Example 2: Corruption vs GDP scatter plot

import matplotlib.pyplot as plt

# Use cross-sectional data for a snapshot
df_cs = pyqog.read_qog(which_data="standard", data_type="cross-sectional")

fig, ax = plt.subplots(figsize=(10, 6))
ax.scatter(
    df_cs["wdi_gdpcapcon2017"],
    df_cs["vdem_corr"],
    alpha=0.6,
    edgecolors="white",
    linewidth=0.5
)
ax.set_xlabel("GDP per capita (constant 2017 USD)")
ax.set_ylabel("Corruption Index (V-Dem)")
ax.set_title("Corruption vs GDP per capita")
plt.tight_layout()
plt.show()

Example 3: Bar chart with seaborn

import seaborn as sns
import matplotlib.pyplot as plt

df_cs = pyqog.read_qog(which_data="standard", data_type="cross-sectional")

# Top 20 countries by GDP per capita
top20 = df_cs.nlargest(20, "wdi_gdpcapcon2017")

fig, ax = plt.subplots(figsize=(12, 6))
sns.barplot(
    data=top20,
    x="wdi_gdpcapcon2017",
    y="cname",
    palette="viridis",
    ax=ax
)
ax.set_xlabel("GDP per capita (constant 2017 USD)")
ax.set_ylabel("")
ax.set_title("Top 20 Countries by GDP per Capita")
plt.tight_layout()
plt.show()

Working with Cache

pyqog automatically caches downloaded datasets to avoid repeated downloads.

Default behavior

# First call: downloads from the internet
df = pyqog.read_qog()

# Second call: loads from local cache (instant)
df = pyqog.read_qog()

Force re-download

# Force a fresh download, overwriting cache
df = pyqog.read_qog(update_cache=True)

Disable caching

# Download without saving to cache
df = pyqog.read_qog(cache=False)

Custom cache directory

# Use a custom directory for cached files
df = pyqog.read_qog(data_dir="/path/to/my/cache")

By default, cached files are stored in ~/.pyqog/cache/. Each file follows the naming pattern qog_{dataset}_{type}_{version}.csv.

Codebooks

Each QoG dataset has an accompanying codebook (PDF) that describes every variable in detail.
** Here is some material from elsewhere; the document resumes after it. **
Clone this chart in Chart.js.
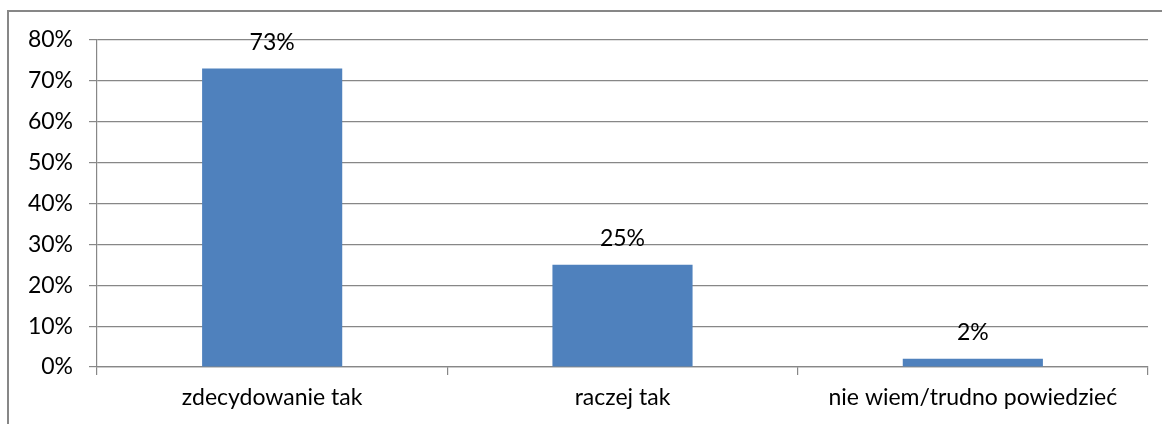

You can get the URL programmatically:

# Get the codebook URL for the standard dataset
url = pyqog.get_codebook_url("standard", 2026)
print(url)
# https://www.qogdata.pol.gu.se/data/codebook_std_jan26.pdf

# Get codebook for an archived version
url_old = pyqog.get_codebook_url("basic", 2020)
print(url_old)
# https://www.qogdata.pol.gu.se/dataarchive/codebook_bas_jan20.pdf

For a complete list of codebook links, see the Datasets page.